### What to do
Print the records below exactly, from the line containing "Write a component" down to the line containing "LineChart, XAxis, YAxis", both lines included, and omit every picture.

### Data supplied
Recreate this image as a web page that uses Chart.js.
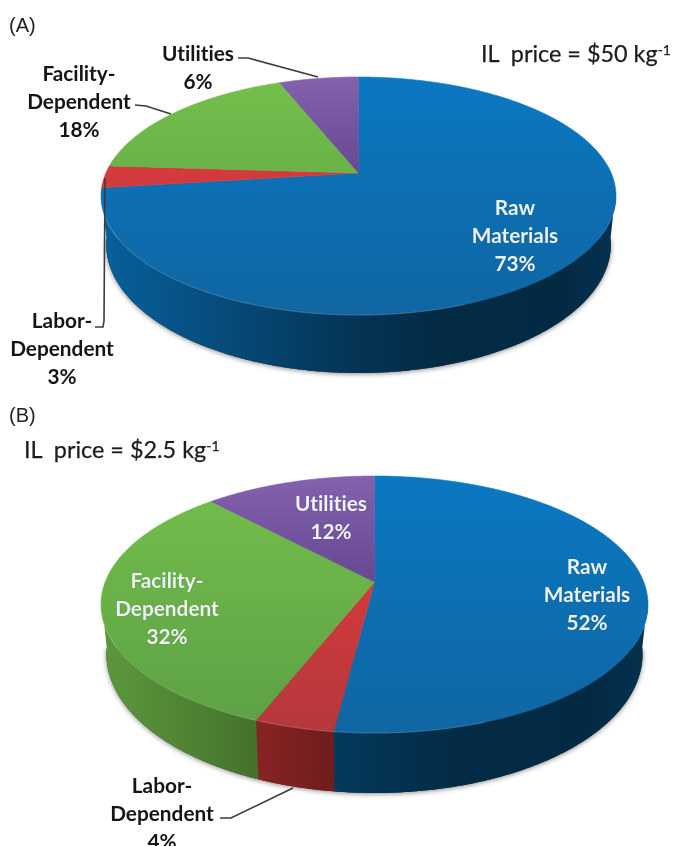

* * *

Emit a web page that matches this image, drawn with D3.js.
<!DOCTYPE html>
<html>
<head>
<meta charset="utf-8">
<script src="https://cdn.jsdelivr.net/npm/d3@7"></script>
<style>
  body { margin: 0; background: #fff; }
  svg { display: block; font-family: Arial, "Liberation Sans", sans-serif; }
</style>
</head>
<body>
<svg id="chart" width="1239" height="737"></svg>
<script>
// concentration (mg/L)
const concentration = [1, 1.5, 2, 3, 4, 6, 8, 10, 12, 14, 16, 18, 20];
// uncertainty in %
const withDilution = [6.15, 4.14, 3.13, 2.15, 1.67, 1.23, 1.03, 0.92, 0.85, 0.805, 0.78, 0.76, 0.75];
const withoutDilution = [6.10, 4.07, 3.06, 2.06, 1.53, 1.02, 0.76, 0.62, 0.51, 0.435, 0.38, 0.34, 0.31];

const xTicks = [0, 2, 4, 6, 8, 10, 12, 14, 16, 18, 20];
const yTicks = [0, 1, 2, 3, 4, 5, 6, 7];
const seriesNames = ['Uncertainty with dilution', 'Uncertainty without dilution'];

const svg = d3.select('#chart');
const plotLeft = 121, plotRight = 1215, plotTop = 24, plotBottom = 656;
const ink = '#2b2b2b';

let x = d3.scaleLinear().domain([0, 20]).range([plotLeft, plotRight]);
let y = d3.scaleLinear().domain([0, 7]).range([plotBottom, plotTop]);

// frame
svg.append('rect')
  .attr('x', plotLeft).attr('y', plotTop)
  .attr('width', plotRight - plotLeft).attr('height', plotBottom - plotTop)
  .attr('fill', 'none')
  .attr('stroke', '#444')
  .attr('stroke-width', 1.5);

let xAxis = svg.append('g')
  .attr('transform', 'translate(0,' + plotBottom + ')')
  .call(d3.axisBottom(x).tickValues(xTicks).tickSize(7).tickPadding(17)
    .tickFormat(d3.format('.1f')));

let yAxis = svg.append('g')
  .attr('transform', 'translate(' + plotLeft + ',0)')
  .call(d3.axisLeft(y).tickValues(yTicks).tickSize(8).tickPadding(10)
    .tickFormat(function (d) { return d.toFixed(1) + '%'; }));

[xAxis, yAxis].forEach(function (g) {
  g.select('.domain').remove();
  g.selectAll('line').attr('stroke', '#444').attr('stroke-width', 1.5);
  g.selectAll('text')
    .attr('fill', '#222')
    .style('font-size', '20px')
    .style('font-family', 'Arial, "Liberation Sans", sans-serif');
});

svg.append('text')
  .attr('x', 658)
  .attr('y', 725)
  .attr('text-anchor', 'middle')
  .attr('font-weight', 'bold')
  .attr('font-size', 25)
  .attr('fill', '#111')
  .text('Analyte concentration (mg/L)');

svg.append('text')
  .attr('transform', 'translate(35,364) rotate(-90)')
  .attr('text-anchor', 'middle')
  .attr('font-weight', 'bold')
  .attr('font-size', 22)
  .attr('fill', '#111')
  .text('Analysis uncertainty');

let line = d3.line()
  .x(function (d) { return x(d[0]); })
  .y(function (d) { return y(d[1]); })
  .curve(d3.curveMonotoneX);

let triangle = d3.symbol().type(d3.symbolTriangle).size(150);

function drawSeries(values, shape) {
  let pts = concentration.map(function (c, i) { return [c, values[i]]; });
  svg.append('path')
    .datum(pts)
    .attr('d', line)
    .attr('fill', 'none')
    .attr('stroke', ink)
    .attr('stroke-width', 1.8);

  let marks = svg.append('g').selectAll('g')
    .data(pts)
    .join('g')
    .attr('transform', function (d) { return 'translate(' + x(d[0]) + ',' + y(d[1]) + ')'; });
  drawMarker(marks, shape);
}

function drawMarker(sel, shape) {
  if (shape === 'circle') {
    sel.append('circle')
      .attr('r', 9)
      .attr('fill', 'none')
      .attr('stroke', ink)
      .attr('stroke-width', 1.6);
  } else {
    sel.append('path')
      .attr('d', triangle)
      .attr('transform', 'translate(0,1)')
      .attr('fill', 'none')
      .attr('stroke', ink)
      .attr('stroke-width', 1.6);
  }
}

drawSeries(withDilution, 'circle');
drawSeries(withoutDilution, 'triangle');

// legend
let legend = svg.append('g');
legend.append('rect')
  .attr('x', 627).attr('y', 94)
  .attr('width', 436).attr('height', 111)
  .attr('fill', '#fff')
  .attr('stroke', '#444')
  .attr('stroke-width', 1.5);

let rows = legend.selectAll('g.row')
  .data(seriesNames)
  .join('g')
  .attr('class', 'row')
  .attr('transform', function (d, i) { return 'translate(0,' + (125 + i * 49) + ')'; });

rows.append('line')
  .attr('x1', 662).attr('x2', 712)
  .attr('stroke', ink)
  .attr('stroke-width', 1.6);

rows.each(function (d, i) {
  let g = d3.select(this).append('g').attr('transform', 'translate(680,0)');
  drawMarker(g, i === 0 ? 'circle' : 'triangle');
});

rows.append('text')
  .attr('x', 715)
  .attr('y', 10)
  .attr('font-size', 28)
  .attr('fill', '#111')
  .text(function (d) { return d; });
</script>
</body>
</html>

--

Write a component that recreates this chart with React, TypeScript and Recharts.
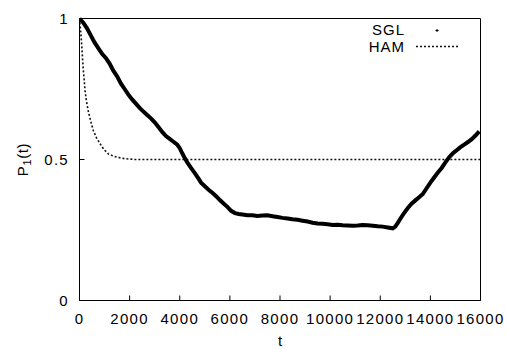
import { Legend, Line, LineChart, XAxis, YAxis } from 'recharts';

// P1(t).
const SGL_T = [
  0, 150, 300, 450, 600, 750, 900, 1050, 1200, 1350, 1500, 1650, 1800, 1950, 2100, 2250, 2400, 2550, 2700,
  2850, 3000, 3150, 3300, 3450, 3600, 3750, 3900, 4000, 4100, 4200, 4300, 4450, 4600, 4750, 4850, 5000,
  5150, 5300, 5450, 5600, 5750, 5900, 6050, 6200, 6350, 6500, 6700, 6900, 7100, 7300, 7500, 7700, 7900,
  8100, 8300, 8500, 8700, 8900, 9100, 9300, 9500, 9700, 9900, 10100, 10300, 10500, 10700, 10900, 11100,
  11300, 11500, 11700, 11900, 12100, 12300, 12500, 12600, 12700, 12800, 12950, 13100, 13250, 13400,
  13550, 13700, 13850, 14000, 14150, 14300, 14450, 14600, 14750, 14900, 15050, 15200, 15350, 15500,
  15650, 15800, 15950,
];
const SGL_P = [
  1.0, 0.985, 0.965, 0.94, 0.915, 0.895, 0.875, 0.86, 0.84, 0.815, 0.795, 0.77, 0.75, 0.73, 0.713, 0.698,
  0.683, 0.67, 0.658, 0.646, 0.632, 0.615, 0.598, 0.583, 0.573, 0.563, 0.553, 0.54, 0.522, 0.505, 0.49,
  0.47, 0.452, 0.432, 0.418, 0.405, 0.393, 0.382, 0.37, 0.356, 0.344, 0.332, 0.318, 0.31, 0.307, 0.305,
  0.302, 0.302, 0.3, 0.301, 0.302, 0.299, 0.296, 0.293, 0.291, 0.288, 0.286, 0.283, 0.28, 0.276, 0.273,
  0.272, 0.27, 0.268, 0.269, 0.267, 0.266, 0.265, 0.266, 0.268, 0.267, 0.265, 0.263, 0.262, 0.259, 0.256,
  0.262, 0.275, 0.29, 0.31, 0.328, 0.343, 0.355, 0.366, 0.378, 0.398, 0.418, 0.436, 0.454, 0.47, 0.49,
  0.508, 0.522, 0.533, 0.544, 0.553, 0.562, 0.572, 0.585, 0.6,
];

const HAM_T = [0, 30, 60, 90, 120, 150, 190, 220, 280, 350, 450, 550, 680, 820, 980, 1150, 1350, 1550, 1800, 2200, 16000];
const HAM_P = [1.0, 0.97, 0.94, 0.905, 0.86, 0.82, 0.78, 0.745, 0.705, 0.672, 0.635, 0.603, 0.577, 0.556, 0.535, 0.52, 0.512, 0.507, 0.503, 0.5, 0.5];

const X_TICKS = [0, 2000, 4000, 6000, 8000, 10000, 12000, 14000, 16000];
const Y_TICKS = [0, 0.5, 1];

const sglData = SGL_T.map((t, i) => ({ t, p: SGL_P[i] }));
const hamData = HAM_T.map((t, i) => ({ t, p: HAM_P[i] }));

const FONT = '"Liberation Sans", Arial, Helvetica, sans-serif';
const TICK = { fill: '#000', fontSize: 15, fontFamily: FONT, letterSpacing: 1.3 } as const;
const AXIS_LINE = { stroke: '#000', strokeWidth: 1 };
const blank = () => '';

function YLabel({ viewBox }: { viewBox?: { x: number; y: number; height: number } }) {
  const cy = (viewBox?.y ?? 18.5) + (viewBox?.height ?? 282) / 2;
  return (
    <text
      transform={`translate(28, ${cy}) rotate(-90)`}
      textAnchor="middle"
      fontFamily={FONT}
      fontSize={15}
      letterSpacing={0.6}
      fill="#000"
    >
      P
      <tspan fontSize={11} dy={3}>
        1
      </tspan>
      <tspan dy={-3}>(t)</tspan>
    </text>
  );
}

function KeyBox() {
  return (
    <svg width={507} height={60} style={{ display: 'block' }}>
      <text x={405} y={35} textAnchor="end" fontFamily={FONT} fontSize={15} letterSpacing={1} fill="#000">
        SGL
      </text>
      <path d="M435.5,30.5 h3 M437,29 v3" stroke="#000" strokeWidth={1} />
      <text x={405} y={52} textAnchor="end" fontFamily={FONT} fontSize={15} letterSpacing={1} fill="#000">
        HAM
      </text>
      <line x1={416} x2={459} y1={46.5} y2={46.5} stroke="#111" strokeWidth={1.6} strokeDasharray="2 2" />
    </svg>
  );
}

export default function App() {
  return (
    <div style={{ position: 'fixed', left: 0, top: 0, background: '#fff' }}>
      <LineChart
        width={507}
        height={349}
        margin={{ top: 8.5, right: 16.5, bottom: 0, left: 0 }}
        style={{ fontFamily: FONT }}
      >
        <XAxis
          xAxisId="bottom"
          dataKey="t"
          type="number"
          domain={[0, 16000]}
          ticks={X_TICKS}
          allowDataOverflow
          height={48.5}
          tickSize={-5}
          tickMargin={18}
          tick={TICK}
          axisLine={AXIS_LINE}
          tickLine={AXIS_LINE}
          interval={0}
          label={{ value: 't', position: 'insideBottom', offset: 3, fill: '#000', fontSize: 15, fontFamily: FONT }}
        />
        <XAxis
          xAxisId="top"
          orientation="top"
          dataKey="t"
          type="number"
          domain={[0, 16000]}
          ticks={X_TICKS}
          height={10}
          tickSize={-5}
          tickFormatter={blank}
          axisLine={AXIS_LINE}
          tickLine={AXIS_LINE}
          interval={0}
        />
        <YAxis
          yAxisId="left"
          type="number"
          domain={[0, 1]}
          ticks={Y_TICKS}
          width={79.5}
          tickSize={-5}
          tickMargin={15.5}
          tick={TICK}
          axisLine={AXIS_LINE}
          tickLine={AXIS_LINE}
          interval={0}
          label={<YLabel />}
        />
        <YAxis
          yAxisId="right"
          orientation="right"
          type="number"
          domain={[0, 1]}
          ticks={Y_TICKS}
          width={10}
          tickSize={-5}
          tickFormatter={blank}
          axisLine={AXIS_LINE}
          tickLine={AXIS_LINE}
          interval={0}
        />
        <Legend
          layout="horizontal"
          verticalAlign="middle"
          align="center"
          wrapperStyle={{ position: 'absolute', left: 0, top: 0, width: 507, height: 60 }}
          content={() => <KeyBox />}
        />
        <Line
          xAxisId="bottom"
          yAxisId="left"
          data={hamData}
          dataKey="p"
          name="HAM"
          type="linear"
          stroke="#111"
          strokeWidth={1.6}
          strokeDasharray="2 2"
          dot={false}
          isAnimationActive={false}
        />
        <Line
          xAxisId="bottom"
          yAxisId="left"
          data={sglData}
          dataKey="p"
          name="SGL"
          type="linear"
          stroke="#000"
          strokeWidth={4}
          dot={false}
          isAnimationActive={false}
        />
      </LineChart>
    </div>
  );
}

### Response below
Write a component that recreates this chart with React, TypeScript and Recharts.
import { Legend, Line, LineChart, XAxis, YAxis } from 'recharts';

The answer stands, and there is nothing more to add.